Now this is where it can get a little tricky. Because what Lightroom is going to do – when it imports these photos – it’s going to create this whole path that it shows here: pictures, photos, the year, the month, and the folder name. So the location you want to tell it to import them needs to be one folder higher in your tree than this structure. You can see right now, it’s saying it’s going to copy it to this location, and that won’t work. That would duplicate the folder called “pictures,” so I would have “Users, Phil, pictures, pictures,” photos, blah, blah, blah. So you have to be sure you choose the right location. So I’m going to tell it to bring them to the top level. Choose that. Now I know it’s going to be the right path because it’s going to go to “Users, Phil, pictures, photos, year, month, folder.” This is the tricky part, and why some people find this method pretty confusing. You can get your files pretty messed up. Good thing is, if you mess it up, you can just remove it again and import it again. Remove it again, and import it again until you get it right. But these issues are why some people find my other brute force method a little simpler.
You also have some options down here, which it’s not showing me at the moment, but it would if it found existing photos. Say I had taken some photos with me on the road that I had already edited in Lightroom and I edited some more on the road and then I brought them back with me. It would give me some options here about what I wanted to do with them. Did I want to overwrite the older versions with the newer edits? Or there’s also kind of a cool option that will let you keep the edit but keep the older version as a virtual copy. That’s kind of slick. But we don’t have any in this condition, so it’s not showing me those options. So I’m just going to say “import,” now. And here it is, exactly like it was on my laptop. Now, it’s present and duplicated on my home computer. And if you had Lightroom copy the photos to their new, proper location like I just did, now you can go back and just actually delete that little catalog file that you used to make the transfer. It was just sort of a temporary storage vessel for the photos and the Lightroom edits, to get them from one catalog into the other.

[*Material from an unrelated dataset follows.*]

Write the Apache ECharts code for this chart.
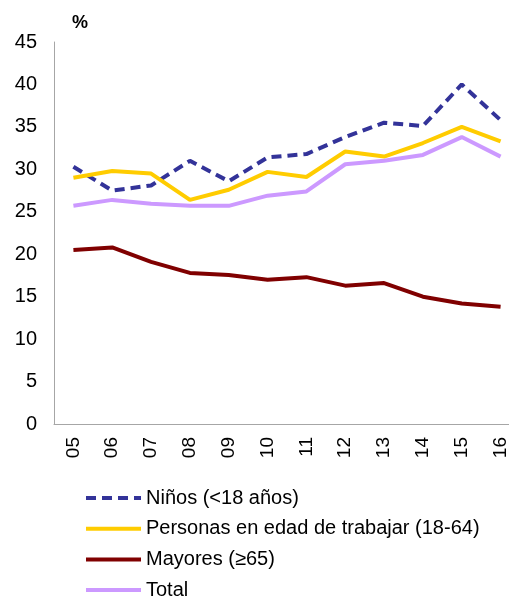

Now, before we wrap up, I’d like to mention one little new wrinkle that came into this picture with the introduction of Lightroom 5, and a new feature in there called “Smart Previews.” This is something you might choose to use in conjunction with the import/export method. Basically, in Lightroom 5 and later, you can travel with what they call Smart Previews. When you don’t have space to carry your original raw files with you, but you still want to be able to edit your photos when you travel. Now this is a big topic in of itself. It’s worthy of a whole video of its own, and in fact I have a whole video on it in my “Lightroom Made Easy” course. So if you want to learn more about Smart Previews, you can check it out there.
So whichever way you choose to do it – either my heavy-duty way or the import/export way – I hope this video helps you take Lightroom with you when you travel.